(Jussy Rizal, 13 November 2013)
Ketika seorang seniman memulai karyanya, tentu ia tuangkan beragam pemikiran yang ada dibenaknya untuk bisa menghasilkan karya seni yang menakjubkan. Tentunya, di dalamnya sangat tersirat beragam pesan yang mungkin hendak ia sampaikan kepada khalayak luas. Ini adalah wujud karya, yang membutuhkan sebuah proses. Nilainya terletak pada proses ini, dan bukan sekedar wujud jadinya.
Orang yang tak bisa menghargai sebuah karya tentunya akan berpikiran sangat sempit. Memandang dengan sudut pandang sepintas. Mencoba membuat tandingan karya, tentunya hanya sekedar duplikasi, tapi menurut kami ini bukan sebuah bentuk karya.
Begitupun halnya dengan para seniman lain, pengrajin, musisi, dan lain sebagainya. Mereka yang berjuang mencapai karya, bukan lagi dihargai, namun tak sedikit dari karya mereka yang dijiplak dengan beragam model dan cara.
Kita menikmati sebuah musik. Akan berbeda ketika kita hanya sekedar mendengarkan dibanding kita mengenal musisinya, karna dengan itu kita bisa lebih menjiwai musik tersebut. Begitu pula dengan karya lain, seperti batik. Kenalilah asal mulanya, prosesnya, maka kita akan semakin menghargai karya warisan budaya bangsa ini.
Lurik,
Sepintas hanya wujud lajuran garis. Orang mudah saja untuk membuat ataupun menjiplaknya. Namun, mereka ini hanya bisa melihat, namun tidak bisa merasakan, atau bahkan menjiwai. Kenapa hanya garis, bukan motif, tekstur, atau bahkan gambar. Yah, inilah Lurik. Dari sini tersirat makna kesederhanaan. Dari kesederhanaan motif, maka muncullah jiwa sederhana bagi pemakainya, bagi mereka yang menjiwai, bukan hanya sekedar melihat, namun tidak merasa.
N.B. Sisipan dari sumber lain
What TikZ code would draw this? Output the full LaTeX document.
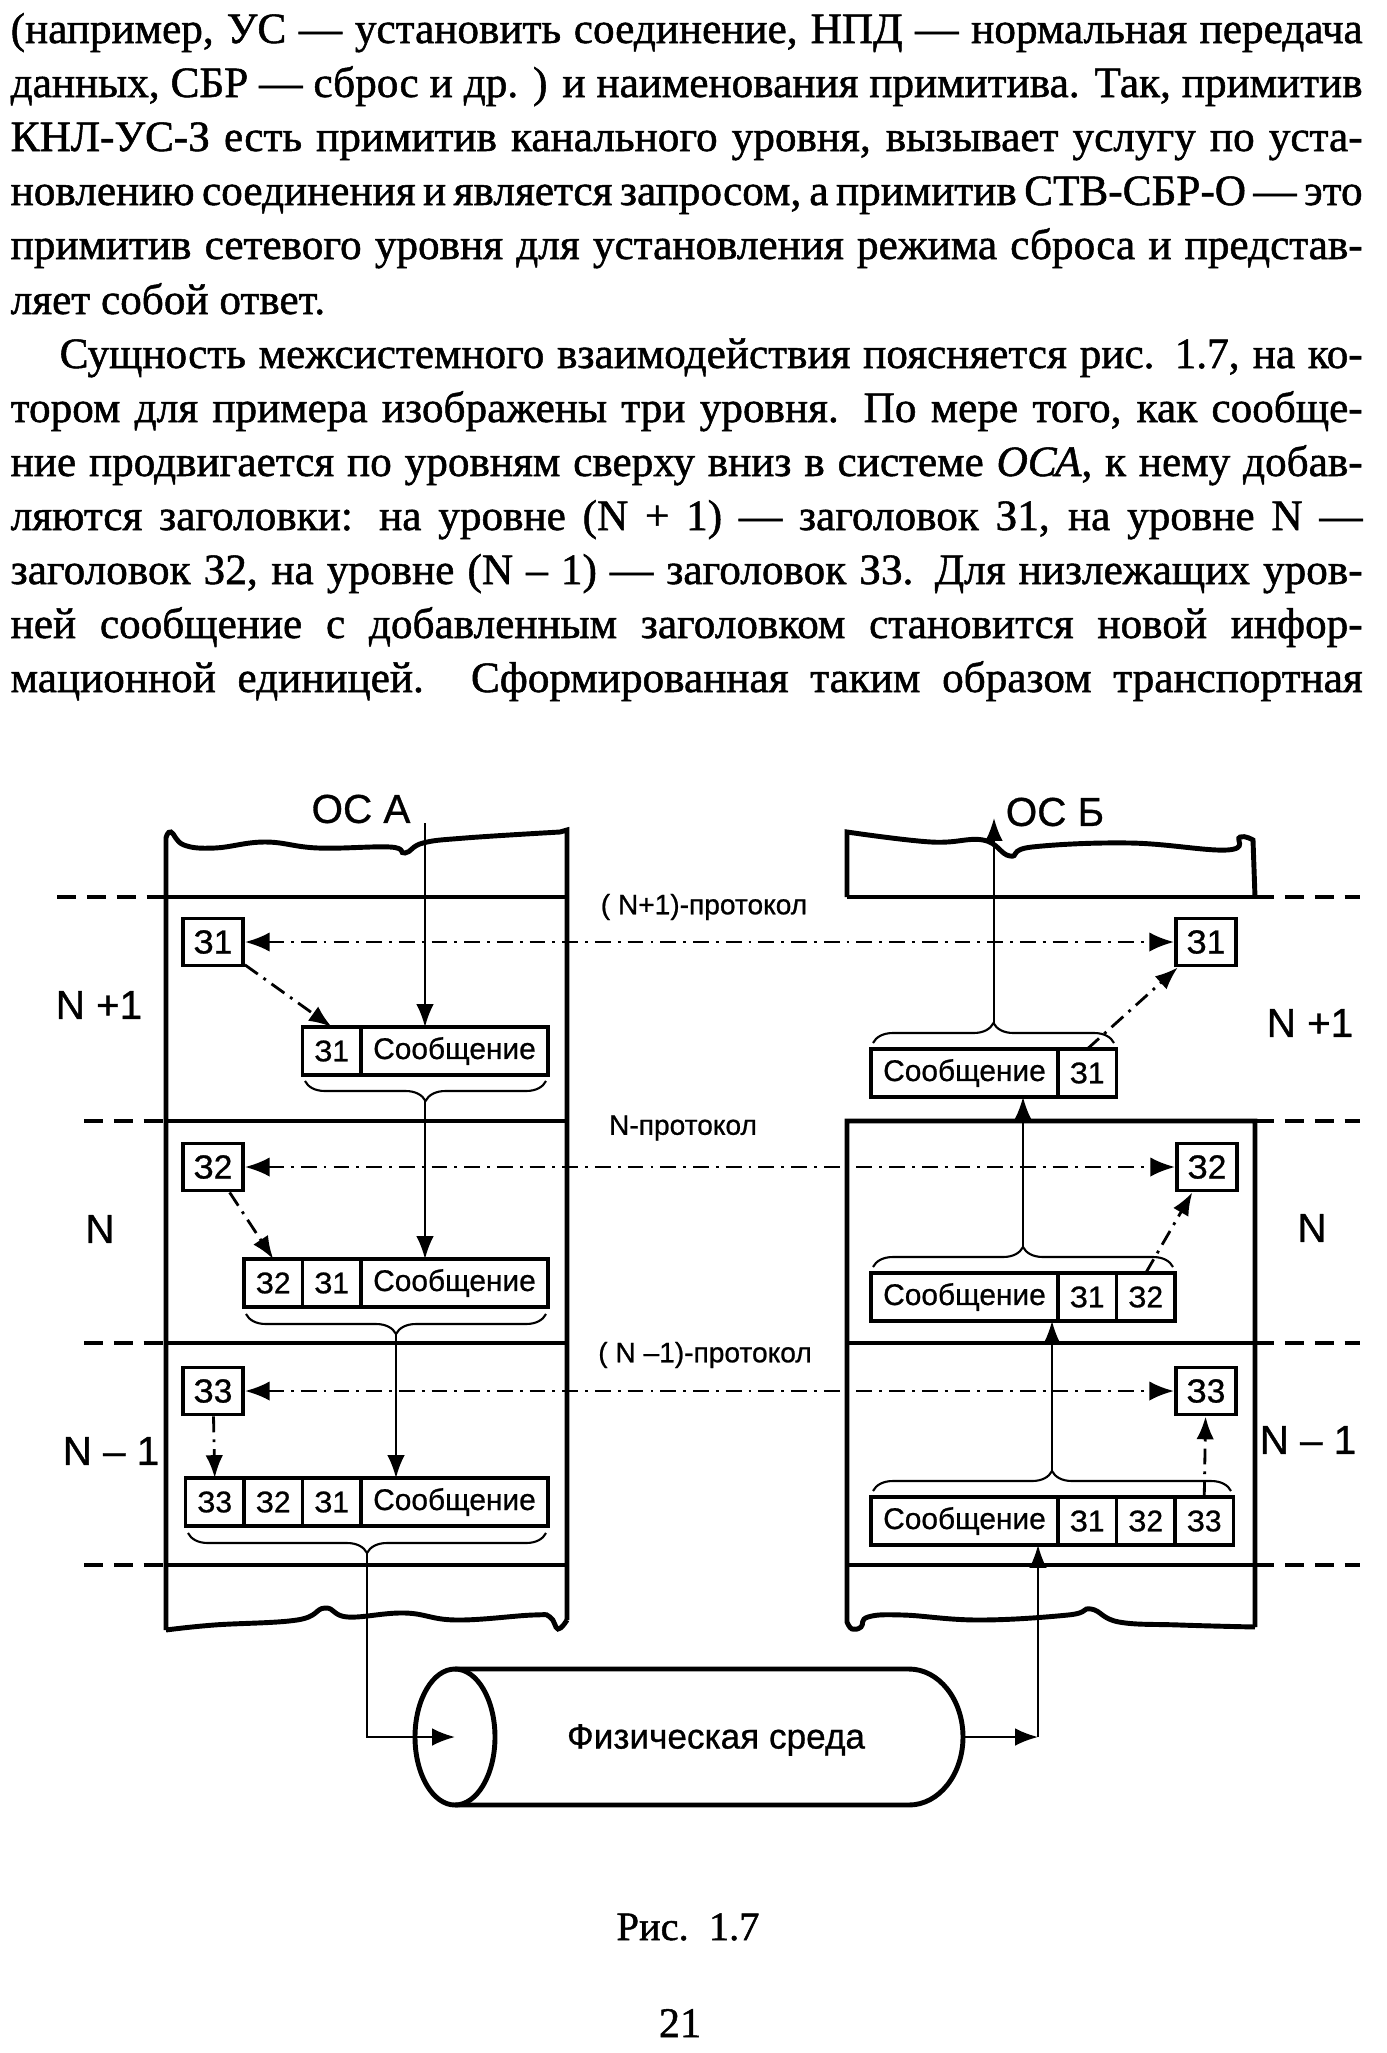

Lurik, yang terhilangkan dari catatan sejarah budaya bangsa
Berbeda dengan saudara yang satunya, yakni batik. Banyak kita jumpai buku-buku dan juga prasasti yang menerangkan tentang batik ini. Lalu catatan tentang lurik kenapa seakan lenyap. Karena disinilah awal bukti yang menegaskan akan kesederhanaan Lurik. Sebuah pakaian yang dari awal mulanya hanya dipakai untuk kalangan rakyat jelata, yang tidak mengenal baca dan tulis, apalagi dari mereka sempat membuat peninggalan prasasti tertulis. Hanya bermodal cerita dari nenek moyang, dari generasi ke generasi, cerita dan karya Lurik ini mampu bertahan. Inilah wujud kesederhanaan karya, namun orang yang memahami akan mampu menilai, inilah wujud karya peninggalan budaya bangsa yang patut untuk tetap dipertahankan.